Selasa, 21 Februari 2017

DESA BARU, DULU KEDELAI KINI SAWIT

Ketika pulang kampung beberapa waktu lalu, saya sempat diajak Bapak untuk melihat-lihat beberapa bidang kebun kami. Jaraknya tidak terlalu jauh, sekitar dua kilometer saja. Letaknya disebelah utara dari perkampungan kami. Orang-orang desa menamakan daerah itu Banjar Belanti.
Kebun itu berada di tepi aliran sungai Batahan. Sungai yang sangat lebar dan deras. Sungai itupun menjadi pemisah batas dua propinsi, sebelah selatan sungai adalah Sumatera Barat dan sebelah utara sungai Sumatera Utara. Salah satu yang unik dari sungai ini adalah alirannya bisa berpindah-pindah. Ketika banjir besar melanda hingga setinggi bibir sungai maka aliran sungai itu akan berpindah.
Saya menduga perpindahan itu disebabkan oleh derasnya aliran air pada saat banjir menerjang, lalu membentuk aliran baru. Ketika saya terakhir ke kebun itu kira-kira dua puluh lima tahun lalu, tepi aliran sungai berjarak lebih dari tiga ratus meter dari kebun kami. Kini, tanah di bagian pojok kebun itu telah tergerus aliran sungai. Kelihatannya akan terus tergerus.
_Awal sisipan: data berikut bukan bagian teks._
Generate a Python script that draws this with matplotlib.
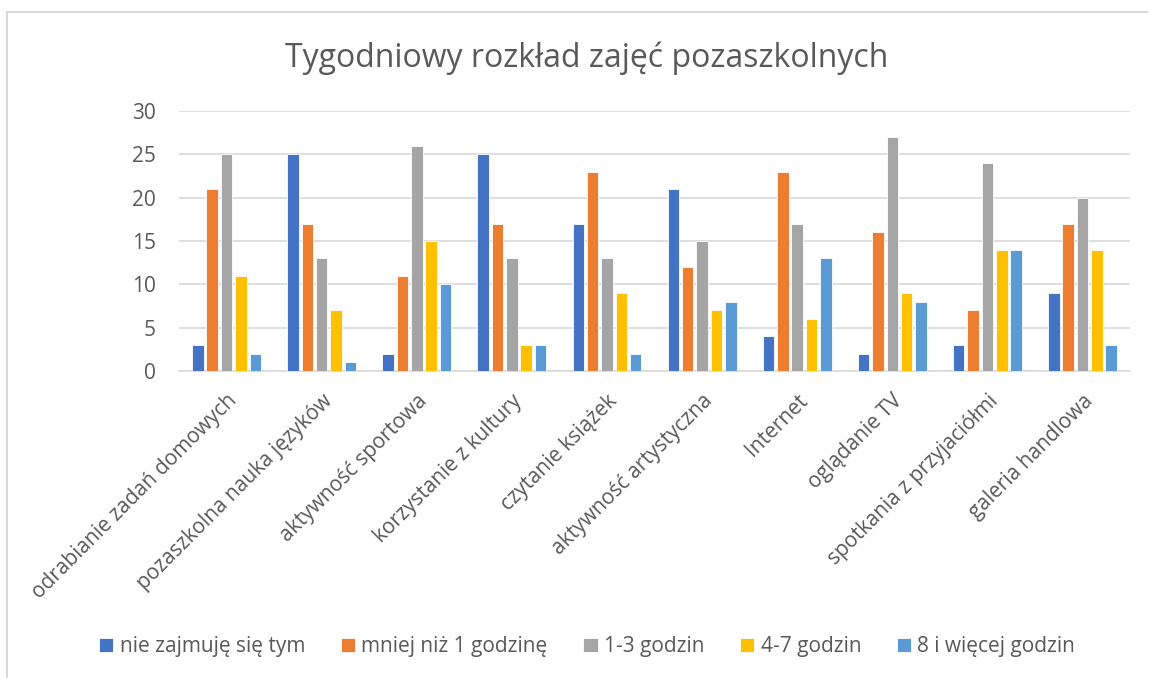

Dulu, semua kebun kami ditanami kedelai. Bahkan, semua kebun-kebun lain yang ada di Desa Baru semuanya ditanami kedelai. Selain Banjar Belanti, kebun-kebun penghasil kedelai adalah Banjar Jaya, Pigogah, Bancah Sodang dan Batu Sondet. Wilayah Desa Baru dulunya menjadi alah satu sentra penghasil kedelai terbesar di Sumatera Barat. Sungguh prestasi yang membanggakan ketika itu. Konon, Bapak Presiden Suharto pernah mengundang beberepa petani untuk datang ke Istana Negara karena prestasi itu.
Kini, sepanjang perjalanan ke kebun, saya tak lagi mengenali suasananya. Tak juga jalan-jalannya. Tak ada lagi kandang-kandang ternak di belakang rumah, padahal dulunya hampir disetiap keluarga memelihara sapi atau kambing. Tak terlihat juga orang-orang desa yang “ngarit” mencari rumput untuk ternak mereka. Semuanya telah berubah sama sekali.
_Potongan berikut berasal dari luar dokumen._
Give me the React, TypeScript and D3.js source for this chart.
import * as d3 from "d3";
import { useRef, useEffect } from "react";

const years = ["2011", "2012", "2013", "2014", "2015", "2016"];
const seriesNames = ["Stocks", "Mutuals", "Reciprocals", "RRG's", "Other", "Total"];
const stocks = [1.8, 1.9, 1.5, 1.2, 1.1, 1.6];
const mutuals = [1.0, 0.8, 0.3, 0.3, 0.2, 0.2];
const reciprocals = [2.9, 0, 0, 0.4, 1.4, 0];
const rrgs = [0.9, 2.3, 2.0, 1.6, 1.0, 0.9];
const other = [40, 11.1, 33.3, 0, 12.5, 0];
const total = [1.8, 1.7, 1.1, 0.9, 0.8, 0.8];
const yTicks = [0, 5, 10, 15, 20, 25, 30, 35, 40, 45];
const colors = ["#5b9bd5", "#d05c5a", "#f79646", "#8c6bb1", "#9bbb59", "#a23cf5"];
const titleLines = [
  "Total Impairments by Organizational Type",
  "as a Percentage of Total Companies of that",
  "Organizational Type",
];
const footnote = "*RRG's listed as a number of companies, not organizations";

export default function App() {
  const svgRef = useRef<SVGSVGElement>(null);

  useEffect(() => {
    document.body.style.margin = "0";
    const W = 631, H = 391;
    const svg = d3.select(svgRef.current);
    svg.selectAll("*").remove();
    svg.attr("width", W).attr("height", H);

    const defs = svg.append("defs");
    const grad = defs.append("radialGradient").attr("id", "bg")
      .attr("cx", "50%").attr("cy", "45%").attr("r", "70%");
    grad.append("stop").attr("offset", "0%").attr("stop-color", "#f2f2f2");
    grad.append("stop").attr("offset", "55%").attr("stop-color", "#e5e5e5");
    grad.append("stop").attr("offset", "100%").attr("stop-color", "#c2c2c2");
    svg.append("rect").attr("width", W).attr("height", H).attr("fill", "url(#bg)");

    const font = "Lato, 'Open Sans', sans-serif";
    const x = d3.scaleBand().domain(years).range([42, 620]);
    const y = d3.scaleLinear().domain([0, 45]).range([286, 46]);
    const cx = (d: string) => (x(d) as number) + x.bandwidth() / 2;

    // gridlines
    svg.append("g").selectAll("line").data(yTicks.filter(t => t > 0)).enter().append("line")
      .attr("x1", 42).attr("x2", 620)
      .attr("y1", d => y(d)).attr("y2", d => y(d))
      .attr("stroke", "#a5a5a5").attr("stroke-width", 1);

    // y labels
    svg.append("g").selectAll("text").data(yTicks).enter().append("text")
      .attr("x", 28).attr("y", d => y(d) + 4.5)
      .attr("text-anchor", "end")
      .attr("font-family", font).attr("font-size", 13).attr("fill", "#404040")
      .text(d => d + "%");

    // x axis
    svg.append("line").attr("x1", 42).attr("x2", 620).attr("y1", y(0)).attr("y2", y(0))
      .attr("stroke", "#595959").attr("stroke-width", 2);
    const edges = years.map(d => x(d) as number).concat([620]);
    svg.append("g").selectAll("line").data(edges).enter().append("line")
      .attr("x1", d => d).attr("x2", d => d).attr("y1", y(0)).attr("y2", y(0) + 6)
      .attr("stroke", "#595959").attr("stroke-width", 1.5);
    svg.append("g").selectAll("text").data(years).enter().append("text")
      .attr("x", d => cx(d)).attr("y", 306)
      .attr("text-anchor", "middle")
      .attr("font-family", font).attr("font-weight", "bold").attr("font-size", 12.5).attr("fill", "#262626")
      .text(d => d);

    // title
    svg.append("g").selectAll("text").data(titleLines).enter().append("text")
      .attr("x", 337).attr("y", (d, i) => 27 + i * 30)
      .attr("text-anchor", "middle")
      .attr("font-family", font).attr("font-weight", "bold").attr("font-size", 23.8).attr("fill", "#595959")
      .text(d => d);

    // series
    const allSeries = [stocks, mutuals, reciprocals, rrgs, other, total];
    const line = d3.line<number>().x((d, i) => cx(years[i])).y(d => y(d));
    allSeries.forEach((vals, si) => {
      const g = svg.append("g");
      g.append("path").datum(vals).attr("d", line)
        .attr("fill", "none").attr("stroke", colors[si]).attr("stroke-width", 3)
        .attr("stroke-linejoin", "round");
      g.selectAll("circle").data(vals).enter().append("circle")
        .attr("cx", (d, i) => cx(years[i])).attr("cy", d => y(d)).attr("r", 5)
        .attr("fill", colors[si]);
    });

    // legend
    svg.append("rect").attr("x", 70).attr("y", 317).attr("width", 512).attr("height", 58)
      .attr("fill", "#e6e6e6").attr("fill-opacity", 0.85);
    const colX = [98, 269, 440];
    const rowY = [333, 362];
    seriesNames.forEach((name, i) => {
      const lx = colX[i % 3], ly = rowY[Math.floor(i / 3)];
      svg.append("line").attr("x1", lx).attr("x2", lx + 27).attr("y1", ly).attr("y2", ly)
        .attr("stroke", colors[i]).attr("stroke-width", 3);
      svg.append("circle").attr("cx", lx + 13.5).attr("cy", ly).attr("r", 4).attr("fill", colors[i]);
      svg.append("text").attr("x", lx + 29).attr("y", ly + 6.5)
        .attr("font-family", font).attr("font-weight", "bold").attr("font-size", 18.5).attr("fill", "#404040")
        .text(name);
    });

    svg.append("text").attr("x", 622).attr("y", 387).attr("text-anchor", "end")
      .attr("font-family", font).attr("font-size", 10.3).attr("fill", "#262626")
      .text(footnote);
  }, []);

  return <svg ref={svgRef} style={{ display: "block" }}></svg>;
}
Kebun-kebun yang dulu berupa hamparan tanah yang terbuka sejauh mata memandang, kini tak lagi bisa terlihat kearah manapun. Hanya rerimbunan pohon kelapa sawit. Daun-daunnya saling bertautan satu sama lain hingga tanahnya tak tertembus sinar matahari, lembab.
Bila saya berdiri ditempat yang agak tinggi, sejauh mata memandang hanya terlihat hijau hutan kelapa sawit saja. Hutan homogen yang terasa membosankan mata.